I had ten partners in one year.
But it was far more about the game and less about the enjoyment. I accepted sex as it really was for me: a fun sport, a game of pick-up soccer, that distant hint of pleasure always lingering right outside my grasp.
I assumed it would always be that way.
They say in sex ed that virginity only happens one time. That once you break your hagfish-shaped hymen, that’s it.
You’re deflowered.
You’re officially in the club.
But it’s just not fucking true.
Life is an endless roller coaster of first times, of lost virginities. My first time having great sex was like taking that dress off all over again—slower, sweeter, better. It captured me completely by surprise. He was older, wiser, a little handsomer; he knew his way around me like he’d drawn the map himself.

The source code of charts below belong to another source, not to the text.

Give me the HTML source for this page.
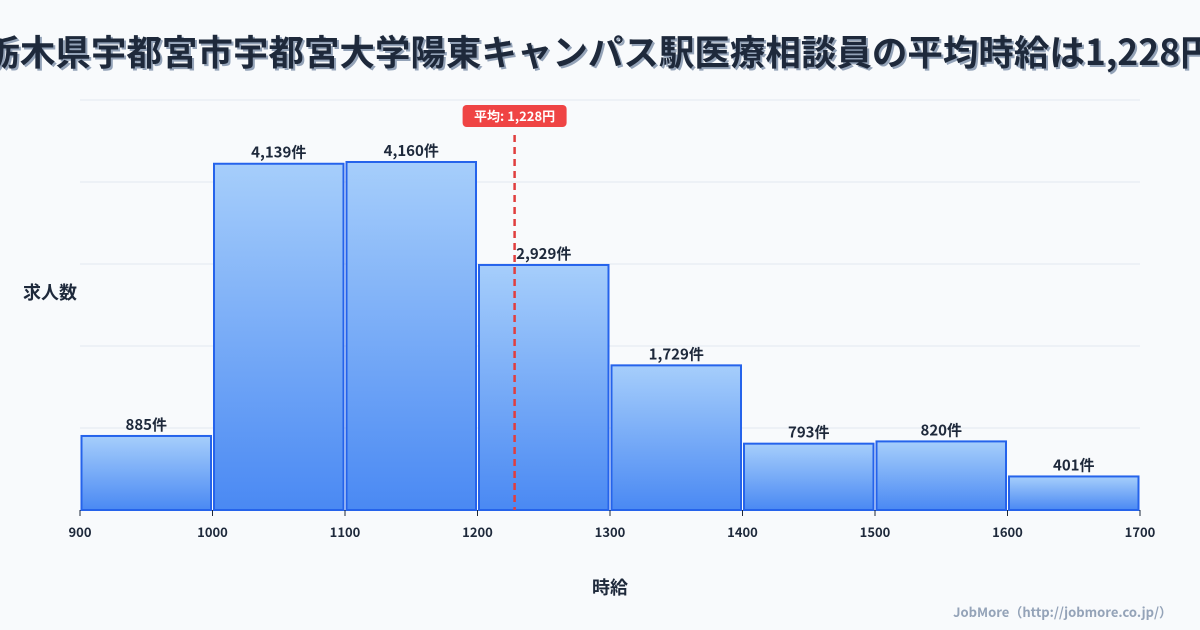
<!DOCTYPE html>
<html><head><meta charset="utf-8"><style>
html,body{margin:0;padding:0;background:#f8fafc;width:1200px;height:630px;overflow:hidden;font-family:"Noto Sans CJK JP","Liberation Sans",sans-serif;}
#title{position:absolute;left:-200px;width:1600px;top:26px;text-align:center;font-size:35.5px;font-weight:bold;color:#1e293b;text-shadow:2px 2px 0 #94a3b8;white-space:nowrap;line-height:50px;}
</style></head><body>
<div id="title">栃木県宇都宮市宇都宮大学陽東キャンパス駅医療相談員の平均時給は1,228円</div>
<svg id="chart" width="1200" height="630" style="position:absolute;left:0;top:0">
<defs><linearGradient id="g" x1="0" y1="0" x2="0" y2="1"><stop offset="0" stop-color="#a6cefb"/><stop offset="1" stop-color="#4a89f3"/></linearGradient></defs>
</svg>
<script>
const binStarts=[900,1000,1100,1200,1300,1400,1500,1600];
const counts=[885,4139,4160,2929,1729,793,820,401];
const tickLabels=[900,1000,1100,1200,1300,1400,1500,1600,1700];
const meanValue=1228;
const binWidth=100;
const svg=document.getElementById('chart');
const NS='http://www.w3.org/2000/svg';
const x0=80,x1=1140,y0=510,yTop=100,xmin=900,xmax=1700,ymax=4901;
const X=v=>x0+(v-xmin)/(xmax-xmin)*(x1-x0);
const Y=v=>y0-v/ymax*(y0-yTop);
function mk(t,a){const e=document.createElementNS(NS,t);for(const k in a)e.setAttribute(k,a[k]);svg.appendChild(e);return e;}
for(let i=0;i<=5;i++){const y=y0-i*(y0-yTop)/5;const l=mk('line',{x1:x0,x2:x1,y1:y,y2:y,stroke:'#e2e8f0','stroke-width':1});

}
binStarts.forEach((b,i)=>{const xa=X(b)+1.5,xb=X(b+binWidth)-1.5,y=Y(counts[i]);
const r=mk('rect',{x:xa,y:y,width:xb-xa,height:y0-y,fill:'url(#g)',stroke:'#2563eb','stroke-width':2});


const t=mk('text',{x:(xa+xb)/2,y:y-6,'text-anchor':'middle','font-size':15,'font-weight':'bold',fill:'#1e293b'});
t.textContent=counts[i].toLocaleString('en-US')+'件';

});
tickLabels.forEach(v=>{const x=X(v);const tk=mk('line',{x1:x,x2:x,y1:y0,y2:y0+6,stroke:'#1e293b','stroke-width':1});


const t=mk('text',{x:x,y:537,'text-anchor':'middle','font-size':13,'font-weight':'bold',fill:'#1e293b'});t.textContent=v;

});
const mx=X(meanValue);
const ml=mk('line',{x1:mx,x2:mx,y1:135,y2:y0,stroke:'#e03e3e','stroke-width':2.5,'stroke-dasharray':'7,5'});


const mb=mk('rect',{x:mx-52,y:105,width:104,height:22,rx:4,fill:'#ef4444'});


const mt=mk('text',{x:mx,y:121,'text-anchor':'middle','font-size':13,'font-weight':'bold',fill:'#fff'});
mt.textContent='平均: '+meanValue.toLocaleString('en-US')+'円';


const yt=mk('text',{x:50,y:299,'text-anchor':'middle','font-size':18,'font-weight':'bold',fill:'#1e293b'});yt.textContent='求人数';


const xt=mk('text',{x:610,y:594,'text-anchor':'middle','font-size':18,'font-weight':'bold',fill:'#1e293b'});xt.textContent='時給';


const cr=mk('text',{x:1172,y:617,'text-anchor':'end','font-size':13,'font-weight':'bold',fill:'#94a3b8'});cr.textContent='JobMore（http://jobmore.co.jp/）';


</script>
</body></html>
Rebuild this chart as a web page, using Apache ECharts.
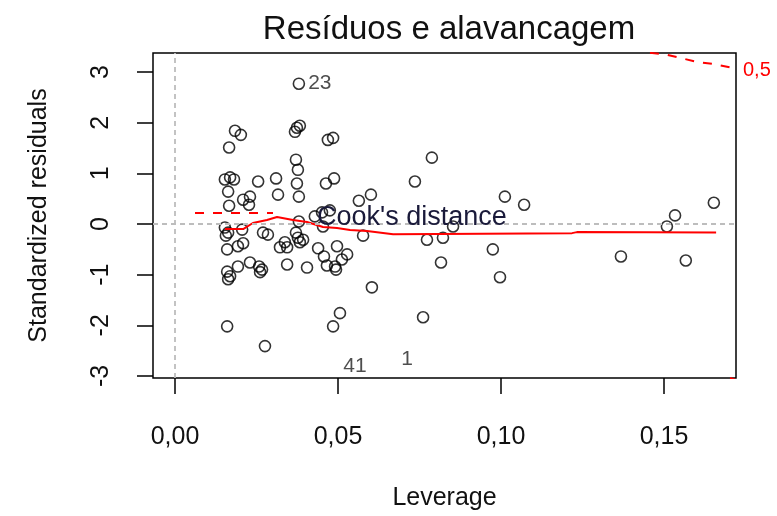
<!DOCTYPE html>
<html>
<head>
<meta charset="utf-8">
<script src="https://cdn.jsdelivr.net/npm/echarts@6/dist/echarts.min.js"></script>
<style>html,body{margin:0;padding:0;background:#fff}#c{width:777px;height:516px}</style>
</head>
<body>
<div id="c"></div>
<script>
// ---- data ----
const leverage = [0.0166,0.0184,0.0202,0.0153,0.0169,0.0181,0.0163,0.0166,0.0209,0.0230,
  0.0227,0.0153,0.0163,0.0156,0.0206,0.0160,0.0193,0.0209,0.0160,0.0169,
  0.0163,0.0193,0.0230,0.0160,0.0255,0.0310,0.0316,0.0270,0.0285,0.0258,
  0.0267,0.0261,0.0276,0.0322,0.0337,0.0344,0.0377,0.0383,0.0344,0.0405,
  0.0368,0.0383,0.0374,0.0371,0.0377,0.0374,0.0380,0.0380,0.0380,0.0393,
  0.0429,0.0439,0.0457,0.0466,0.0491,0.0497,0.0528,0.0512,0.0494,0.0454,
  0.0451,0.0475,0.0469,0.0485,0.0463,0.0488,0.0506,0.0485,0.0564,0.0601,
  0.0577,0.0604,0.0736,0.0788,0.0761,0.0773,0.0822,0.0853,0.0816,0.0975,
  0.0997,0.1012,0.1071,0.1368,0.1509,0.1534,0.1567,0.1653,0.0371];
const stdResid = [1.51,1.84,1.76,0.88,0.92,0.88,0.64,0.36,0.48,0.54,
  0.38,-0.07,-0.17,-0.23,-0.11,-0.50,-0.44,-0.38,-0.94,-1.03,
  -1.09,-0.84,-0.76,-2.02,0.84,0.90,0.58,-0.17,-0.21,-0.84,
  -0.90,-0.95,-2.41,-0.46,-0.36,-0.46,-0.27,-0.36,-0.80,-0.86,
  1.82,1.94,1.90,1.27,1.07,0.80,0.54,2.77,0.05,-0.31,
  0.15,-0.48,-0.64,-0.82,-0.84,-0.44,-0.60,-0.70,-0.90,-0.05,
  0.23,0.27,1.66,1.70,0.80,0.90,-1.76,-2.02,0.46,0.58,
  -0.23,-1.25,0.84,1.31,-1.84,-0.31,-0.27,-0.05,-0.76,-0.50,
  -1.05,0.54,0.38,-0.64,-0.05,0.17,-0.72,0.42,-0.17];
const pointIds = {47: '23'};
const smoothX = [0.0153,0.0209,0.0239,0.0282,0.0313,0.0362,0.0405,0.0454,0.0497,0.0537,0.0589,0.0669,0.1218,0.1233,0.1660];
const smoothY = [-0.10,-0.10,0.02,0.08,0.14,0.08,0.04,-0.06,-0.08,-0.12,-0.14,-0.20,-0.18,-0.16,-0.17];
const cookUpperX = [0.1457,0.1509,0.1549,0.1601,0.1650,0.1712,0.1721];
const cookUpperY = [3.38,3.34,3.28,3.20,3.16,3.08,3.06];
const cookLowerX = [0.1703,0.1721];
const cookLowerY = [-3.04,-3.08];
const extraLabels = [{x:0.0552,y:-2.81,t:'41'},{x:0.0712,y:-2.67,t:'1'}];
const xTickValues = [0,0.05,0.10,0.15];
const xTickLabels = ['0,00','0,05','0,10','0,15'];
const yTickValues = [-3,-2,-1,0,1,2,3];
const yTickLabels = ['-3','-2','-1','0','1','2','3'];
const cookLevelLabel = '0,5';

const FONT = '"Liberation Sans", Arial, sans-serif';
const chart = echarts.init(document.getElementById('c'), null, {renderer:'canvas'});

const pts = leverage.map((x,i)=>{
  const d = {value:[x, stdResid[i]]};
  if (pointIds[i]) d.label = {show:true, formatter:pointIds[i], position:'right', distance:3,
     fontSize:21, color:'#222', fontFamily:FONT};
  return d;
});

chart.setOption({
  animation:false,
  title:{text:'Resíduos e alavancagem', left:444, top:8, textAlign:'center',
    textStyle:{fontFamily:FONT, fontSize:33, fontWeight:'normal', color:'#111'}},
  grid:{left:153, right:41, top:53, bottom:137, show:true, borderColor:'#000', borderWidth:1.5, backgroundColor:'transparent'},
  xAxis:{type:'value', min:-0.00675, max:0.1721,
    name:'Leverage', nameLocation:'middle', nameGap:108,
    nameTextStyle:{fontFamily:FONT, fontSize:25, color:'#111'},
    axisLine:{show:false, onZero:false}, splitLine:{show:false},
    axisTick:{show:true, inside:false, length:16, customValues:xTickValues, lineStyle:{color:'#000', width:1.5}},
    axisLabel:{customValues:xTickValues, margin:47, fontFamily:FONT, fontSize:25, color:'#111',
      formatter:v=>xTickLabels[xTickValues.findIndex(t=>Math.abs(t-v)<1e-9)]}},
  yAxis:{type:'value', min:-3.04, max:3.376,
    name:'Standardized residuals', nameLocation:'middle', nameGap:101, nameRotate:90,
    nameTextStyle:{fontFamily:FONT, fontSize:25, color:'#111'},
    axisLine:{show:false, onZero:false}, splitLine:{show:false},
    axisTick:{show:true, inside:false, length:16, customValues:yTickValues, lineStyle:{color:'#000', width:1.5}},
    axisLabel:{customValues:yTickValues, rotate:90, margin:39, fontFamily:FONT, fontSize:25, color:'#111',
      formatter:v=>yTickLabels[yTickValues.indexOf(Math.round(v))]}},
  series:[
    {type:'scatter', data:pts, symbol:'circle', symbolSize:11, z:3,
      itemStyle:{color:'rgba(0,0,0,0)', borderColor:'#000', borderWidth:1.6},
      markLine:{silent:true, symbol:'none', label:{show:false},
        lineStyle:{color:'#bdbdbd', type:[5,4], width:1.8},
        data:[{yAxis:0},{xAxis:0}]}},
    {type:'line', data:smoothX.map((x,i)=>[x,smoothY[i]]), symbol:'none',
      lineStyle:{color:'#ff0000', width:2}, z:4},
    {type:'line', data:cookUpperX.map((x,i)=>[x,cookUpperY[i]]), symbol:'none', clip:true,
      lineStyle:{color:'#ff0000', width:2, type:[9,9]}, z:4},
    {type:'line', data:cookLowerX.map((x,i)=>[x,cookLowerY[i]]), symbol:'none', clip:true,
      lineStyle:{color:'#ff0000', width:2, type:[9,9]}, z:4},
    {type:'scatter', data:extraLabels.map(d=>({value:[d.x,d.y], label:{show:true, formatter:d.t}})),
      symbolSize:0, z:5,
      label:{position:'inside', fontFamily:FONT, fontSize:21, color:'#222'}}
  ],
  graphic:[
    {type:'line', shape:{x1:195,y1:213,x2:273,y2:213}, style:{stroke:'#ff0000', lineWidth:2, lineDash:[9,9]}, z:10},
    {type:'text', left:317, top:204, style:{text:"Cook's distance", font:'27px '+FONT, fill:'#1a1a3a'}, z:10},
    {type:'text', left:743, top:60, style:{text:cookLevelLabel, font:'20px '+FONT, fill:'#ff0000'}, z:10}
  ]
});
</script>
</body>
</html>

After that, sex wasn’t just a sport anymore, where the satisfaction comes from finishing tired and muddy and as roughed-up as possible to show off your battle scars to your friends. This new sex was full and thick and wonderful. It was noisy and honest. Sometimes wild and sometimes slow. This sex was filled with every kind of feeling my body and soul were capable of having.
There will always be more first times.